WHAT YOU HAVE TO DO> The lines to return are those from the one containing "Reproduce this chart with Plotly." down to the one containing "CAT_PX = 264", inclusive; return them exactly and nothing else.

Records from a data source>
>> Start
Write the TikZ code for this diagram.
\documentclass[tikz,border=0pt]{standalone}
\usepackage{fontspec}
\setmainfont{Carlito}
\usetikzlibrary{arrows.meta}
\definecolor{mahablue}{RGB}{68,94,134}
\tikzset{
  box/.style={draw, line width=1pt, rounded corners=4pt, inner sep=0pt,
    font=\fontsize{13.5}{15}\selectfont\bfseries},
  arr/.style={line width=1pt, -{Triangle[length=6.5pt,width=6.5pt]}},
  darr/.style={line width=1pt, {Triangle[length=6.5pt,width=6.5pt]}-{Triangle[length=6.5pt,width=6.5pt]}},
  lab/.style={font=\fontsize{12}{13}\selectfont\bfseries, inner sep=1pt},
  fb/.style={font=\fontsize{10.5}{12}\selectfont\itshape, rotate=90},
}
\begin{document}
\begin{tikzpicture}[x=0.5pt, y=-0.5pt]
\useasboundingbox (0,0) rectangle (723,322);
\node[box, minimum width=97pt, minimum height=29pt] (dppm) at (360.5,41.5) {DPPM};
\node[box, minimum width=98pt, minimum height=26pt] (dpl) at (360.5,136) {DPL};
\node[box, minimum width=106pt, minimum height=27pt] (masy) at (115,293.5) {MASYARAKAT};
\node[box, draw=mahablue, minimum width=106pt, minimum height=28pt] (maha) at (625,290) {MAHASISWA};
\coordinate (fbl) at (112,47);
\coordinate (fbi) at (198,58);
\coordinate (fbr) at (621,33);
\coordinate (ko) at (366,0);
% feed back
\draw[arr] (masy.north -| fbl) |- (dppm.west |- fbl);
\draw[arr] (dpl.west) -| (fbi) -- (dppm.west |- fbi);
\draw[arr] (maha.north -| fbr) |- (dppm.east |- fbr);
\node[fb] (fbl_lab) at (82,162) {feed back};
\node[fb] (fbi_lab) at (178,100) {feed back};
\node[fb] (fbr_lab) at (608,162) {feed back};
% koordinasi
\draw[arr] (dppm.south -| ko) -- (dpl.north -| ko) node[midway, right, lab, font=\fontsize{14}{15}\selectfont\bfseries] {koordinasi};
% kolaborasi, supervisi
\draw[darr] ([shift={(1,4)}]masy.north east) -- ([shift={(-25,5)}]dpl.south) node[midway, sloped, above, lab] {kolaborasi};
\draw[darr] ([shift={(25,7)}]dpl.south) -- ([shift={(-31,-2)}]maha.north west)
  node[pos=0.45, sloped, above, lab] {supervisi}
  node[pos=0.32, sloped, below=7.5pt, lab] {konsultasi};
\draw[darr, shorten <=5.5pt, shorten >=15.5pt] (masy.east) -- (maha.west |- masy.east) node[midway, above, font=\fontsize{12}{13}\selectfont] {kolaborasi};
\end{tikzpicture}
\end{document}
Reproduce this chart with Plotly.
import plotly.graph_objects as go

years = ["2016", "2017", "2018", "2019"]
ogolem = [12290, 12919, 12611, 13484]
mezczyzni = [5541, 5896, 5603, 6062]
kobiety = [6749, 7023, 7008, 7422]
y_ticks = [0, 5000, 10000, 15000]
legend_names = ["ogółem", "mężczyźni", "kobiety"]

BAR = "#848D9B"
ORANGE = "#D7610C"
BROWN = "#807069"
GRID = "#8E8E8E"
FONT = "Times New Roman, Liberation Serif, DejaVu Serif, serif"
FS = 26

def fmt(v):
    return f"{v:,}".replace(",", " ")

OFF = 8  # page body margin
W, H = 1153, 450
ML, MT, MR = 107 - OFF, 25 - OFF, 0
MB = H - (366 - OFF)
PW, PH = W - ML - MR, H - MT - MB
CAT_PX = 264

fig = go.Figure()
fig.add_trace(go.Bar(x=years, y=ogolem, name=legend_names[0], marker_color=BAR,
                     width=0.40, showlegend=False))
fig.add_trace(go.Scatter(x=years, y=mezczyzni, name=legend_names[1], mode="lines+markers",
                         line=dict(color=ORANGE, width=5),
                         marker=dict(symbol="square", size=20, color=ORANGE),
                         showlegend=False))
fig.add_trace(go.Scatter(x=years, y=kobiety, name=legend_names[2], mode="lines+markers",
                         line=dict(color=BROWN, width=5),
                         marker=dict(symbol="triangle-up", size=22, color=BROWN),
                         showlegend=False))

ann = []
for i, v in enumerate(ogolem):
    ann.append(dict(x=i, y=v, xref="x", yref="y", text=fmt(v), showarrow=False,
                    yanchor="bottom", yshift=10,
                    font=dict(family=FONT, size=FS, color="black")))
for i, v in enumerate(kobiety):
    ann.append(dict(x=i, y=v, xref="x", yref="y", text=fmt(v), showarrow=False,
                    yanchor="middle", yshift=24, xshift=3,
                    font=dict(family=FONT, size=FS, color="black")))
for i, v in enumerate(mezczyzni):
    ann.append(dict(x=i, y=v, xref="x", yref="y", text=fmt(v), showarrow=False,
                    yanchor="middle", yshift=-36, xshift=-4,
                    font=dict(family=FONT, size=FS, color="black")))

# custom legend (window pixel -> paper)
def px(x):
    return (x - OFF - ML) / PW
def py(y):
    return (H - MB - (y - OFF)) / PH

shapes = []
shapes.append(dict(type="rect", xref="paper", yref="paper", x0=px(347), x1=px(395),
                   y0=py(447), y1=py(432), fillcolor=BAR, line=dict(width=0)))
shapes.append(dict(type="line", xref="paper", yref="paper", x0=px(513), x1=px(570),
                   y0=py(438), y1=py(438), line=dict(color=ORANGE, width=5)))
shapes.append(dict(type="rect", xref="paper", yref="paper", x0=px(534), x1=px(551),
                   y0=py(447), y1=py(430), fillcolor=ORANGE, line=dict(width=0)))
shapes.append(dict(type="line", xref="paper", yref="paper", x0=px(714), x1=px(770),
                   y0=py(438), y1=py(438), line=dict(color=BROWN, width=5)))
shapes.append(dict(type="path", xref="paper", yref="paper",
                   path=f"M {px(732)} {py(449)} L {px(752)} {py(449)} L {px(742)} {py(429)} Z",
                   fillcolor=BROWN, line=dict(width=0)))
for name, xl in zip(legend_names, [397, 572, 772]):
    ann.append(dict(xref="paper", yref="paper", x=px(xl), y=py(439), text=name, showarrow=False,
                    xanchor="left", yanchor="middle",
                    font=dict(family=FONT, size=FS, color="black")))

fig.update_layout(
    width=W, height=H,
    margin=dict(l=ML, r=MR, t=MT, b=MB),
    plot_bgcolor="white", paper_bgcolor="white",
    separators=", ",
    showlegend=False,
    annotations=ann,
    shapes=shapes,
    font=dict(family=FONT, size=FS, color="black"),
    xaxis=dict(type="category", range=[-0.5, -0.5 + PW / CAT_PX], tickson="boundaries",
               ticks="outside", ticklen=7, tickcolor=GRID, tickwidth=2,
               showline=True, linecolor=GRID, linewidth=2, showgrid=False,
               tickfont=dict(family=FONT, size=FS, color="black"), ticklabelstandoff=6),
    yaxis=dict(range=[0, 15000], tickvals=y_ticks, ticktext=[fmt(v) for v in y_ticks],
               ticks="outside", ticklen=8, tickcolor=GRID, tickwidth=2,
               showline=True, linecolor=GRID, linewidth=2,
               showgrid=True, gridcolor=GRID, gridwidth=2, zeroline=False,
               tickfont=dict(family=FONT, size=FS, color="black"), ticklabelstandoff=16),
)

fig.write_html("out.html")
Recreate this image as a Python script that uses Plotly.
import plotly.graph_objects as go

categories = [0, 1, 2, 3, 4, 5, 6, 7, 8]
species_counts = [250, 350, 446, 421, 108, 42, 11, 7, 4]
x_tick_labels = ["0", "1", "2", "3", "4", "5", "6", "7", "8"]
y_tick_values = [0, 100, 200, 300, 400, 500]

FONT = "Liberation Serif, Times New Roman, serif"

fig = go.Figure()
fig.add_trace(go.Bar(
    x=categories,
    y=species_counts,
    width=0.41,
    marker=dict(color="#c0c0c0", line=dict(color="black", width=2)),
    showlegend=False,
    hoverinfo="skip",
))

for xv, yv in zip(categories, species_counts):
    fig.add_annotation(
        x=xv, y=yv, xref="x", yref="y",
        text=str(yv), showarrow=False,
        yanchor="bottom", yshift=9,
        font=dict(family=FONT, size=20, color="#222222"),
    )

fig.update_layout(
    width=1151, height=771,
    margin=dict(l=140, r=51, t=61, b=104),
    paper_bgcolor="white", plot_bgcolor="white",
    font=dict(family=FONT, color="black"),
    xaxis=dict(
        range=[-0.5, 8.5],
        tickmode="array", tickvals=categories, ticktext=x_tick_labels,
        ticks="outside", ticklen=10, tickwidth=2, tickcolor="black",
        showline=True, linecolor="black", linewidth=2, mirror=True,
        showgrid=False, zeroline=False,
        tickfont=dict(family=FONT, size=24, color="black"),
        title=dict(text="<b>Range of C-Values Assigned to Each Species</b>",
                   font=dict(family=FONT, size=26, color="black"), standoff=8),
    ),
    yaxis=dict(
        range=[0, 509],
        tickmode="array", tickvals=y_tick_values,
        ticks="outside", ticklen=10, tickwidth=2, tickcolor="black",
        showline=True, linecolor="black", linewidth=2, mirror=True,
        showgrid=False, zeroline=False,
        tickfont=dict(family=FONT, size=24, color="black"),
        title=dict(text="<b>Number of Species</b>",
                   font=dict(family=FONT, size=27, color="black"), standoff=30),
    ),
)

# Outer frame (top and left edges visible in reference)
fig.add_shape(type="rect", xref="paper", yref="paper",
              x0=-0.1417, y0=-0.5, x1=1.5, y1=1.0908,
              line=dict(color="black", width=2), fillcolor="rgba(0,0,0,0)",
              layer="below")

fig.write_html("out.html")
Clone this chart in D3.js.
>> End
COMPLETED EXERCISE>
Reproduce this chart with Plotly.
import plotly.graph_objects as go

years = ["2016", "2017", "2018", "2019"]
ogolem = [12290, 12919, 12611, 13484]
mezczyzni = [5541, 5896, 5603, 6062]
kobiety = [6749, 7023, 7008, 7422]
y_ticks = [0, 5000, 10000, 15000]
legend_names = ["ogółem", "mężczyźni", "kobiety"]

BAR = "#848D9B"
ORANGE = "#D7610C"
BROWN = "#807069"
GRID = "#8E8E8E"
FONT = "Times New Roman, Liberation Serif, DejaVu Serif, serif"
FS = 26

def fmt(v):
    return f"{v:,}".replace(",", " ")

OFF = 8  # page body margin
W, H = 1153, 450
ML, MT, MR = 107 - OFF, 25 - OFF, 0
MB = H - (366 - OFF)
PW, PH = W - ML - MR, H - MT - MB
CAT_PX = 264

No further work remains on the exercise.